■ **Exercise task**
Retype the lines beneath this one, from the first through the line containing "import * as". Pictures are left out.

### Source excerpt

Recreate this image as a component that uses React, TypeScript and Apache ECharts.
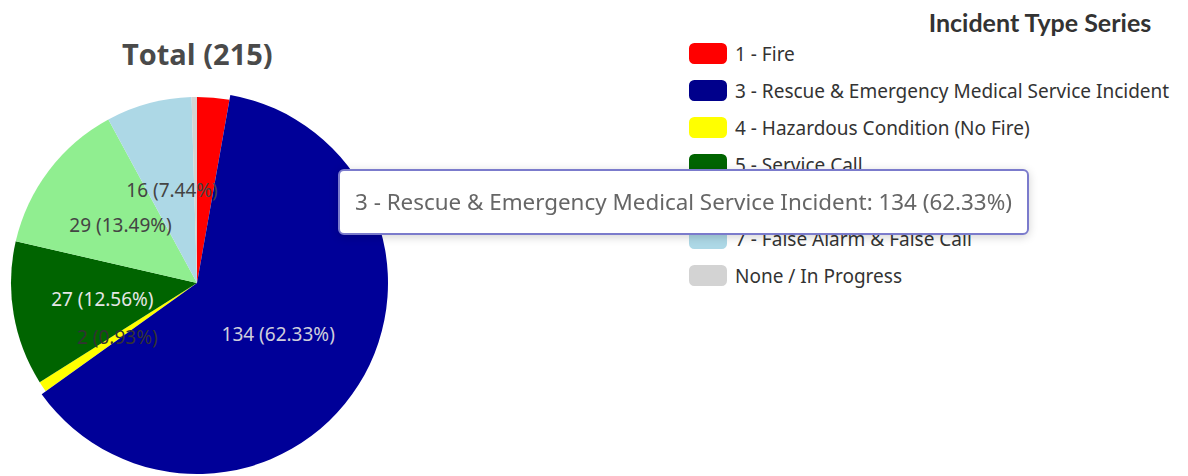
import React, { useEffect, useRef } from "react";
import * as echarts from "echarts";

const categories = [
  "1 - Fire",
  "3 - Rescue & Emergency Medical Service Incident",
  "4 - Hazardous Condition (No Fire)",
  "5 - Service Call",
  "6 - Good Intent Call",
  "7 - False Alarm & False Call",
  "None / In Progress",
];
const values = [6, 134, 2, 27, 29, 16, 1];
const colors = ["#ff0000", "#00008b", "#ffff00", "#006400", "#90ee90", "#add8e6", "#d3d3d3"];
const labelColors = ["#444", "#cfcfdc", "#333", "#e6e6e6", "#444", "#444", "#444"];
const hiddenLabels = ["1 - Fire", "None / In Progress"];
const totalTitle = "Total (215)";
const legendTitle = "Incident Type Series";

export default function App() {
  const ref = useRef<HTMLDivElement>(null);
  useEffect(() => {
    document.body.style.margin = "0";
    if (!ref.current) return;
    const chart = echarts.init(ref.current, undefined, { renderer: "svg" });
    const sectorData = categories.map((name, i) => ({
      name,
      value: values[i],
      itemStyle: { color: colors[i] },
    }));
    const labelData = categories.map((name, i) => ({
      name,
      value: values[i],
      label: { show: !hiddenLabels.includes(name), color: labelColors[i] },
    }));
    chart.setOption({
      animation: false,
      title: [
        {
          text: totalTitle,
          left: 122,
          top: 39,
          padding: 0,
          textStyle: { fontSize: 29, fontWeight: "bold", color: "#4a4a4a", fontFamily: "Open Sans" },
        },
        {
          text: legendTitle,
          right: 36,
          top: 9,
          padding: 0,
          textStyle: { fontSize: 25, fontWeight: "bold", color: "#333", fontFamily: "Lato" },
        },
      ],
      tooltip: {
        trigger: "item",
        alwaysShowContent: true,
        formatter: "{b}: {c} ({d}%)",
        position: [338, 169],
        backgroundColor: "#fff",
        borderColor: "#7b7bcc",
        borderWidth: 2,
        borderRadius: 6,
        padding: [15, 15],
        textStyle: { fontSize: 22.4, color: "#666", fontFamily: "Noto Sans", lineHeight: 32 },
        extraCssText: "box-shadow: 0 2px 10px rgba(0,0,0,0.18);",
      },
      legend: {
        orient: "vertical",
        left: 689,
        top: 43,
        padding: 0,
        itemWidth: 38,
        itemHeight: 21,
        itemGap: 16,
        icon: "roundRect",
        textStyle: {
          fontSize: 19,
          lineHeight: 21,
          color: "#333",
          fontFamily: "Noto Sans",
          padding: [0, 0, 0, 3],
        },
        data: categories,
      },
      series: [
        {
          type: "pie",
          z: 2,
          center: [197, 283],
          radius: 186,
          startAngle: 90,
          clockwise: true,
          data: sectorData,
          label: { show: false },
          labelLine: { show: false },
          emphasis: { scale: true, scaleSize: 5 },
        },
        {
          type: "pie",
          z: 5,
          silent: true,
          tooltip: { show: false },
          center: [197, 283],
          radius: 186,
          startAngle: 90,
          clockwise: true,
          data: labelData,
          itemStyle: { color: "rgba(0,0,0,0)" },
          label: {
            position: "inside",
            formatter: "{c} ({d}%)",
            fontSize: 19,
            fontFamily: "Noto Sans",
            textBorderWidth: 0,
          },
          labelLine: { show: false },
          emphasis: { disabled: true },
        },
      ],
    });
    chart.dispatchAction({ type: "highlight", seriesIndex: 0, dataIndex: 1 });
    chart.dispatchAction({ type: "showTip", seriesIndex: 0, dataIndex: 1 });
    return () => chart.dispose();
  }, []);
  return <div ref={ref} style={{ width: 1188, height: 476, background: "#fff" }} />;
}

######

■ **Task output**
Recreate this image as a component that uses React, TypeScript and Apache ECharts.
import React, { useEffect, useRef } from "react";
import * as echarts from "echarts";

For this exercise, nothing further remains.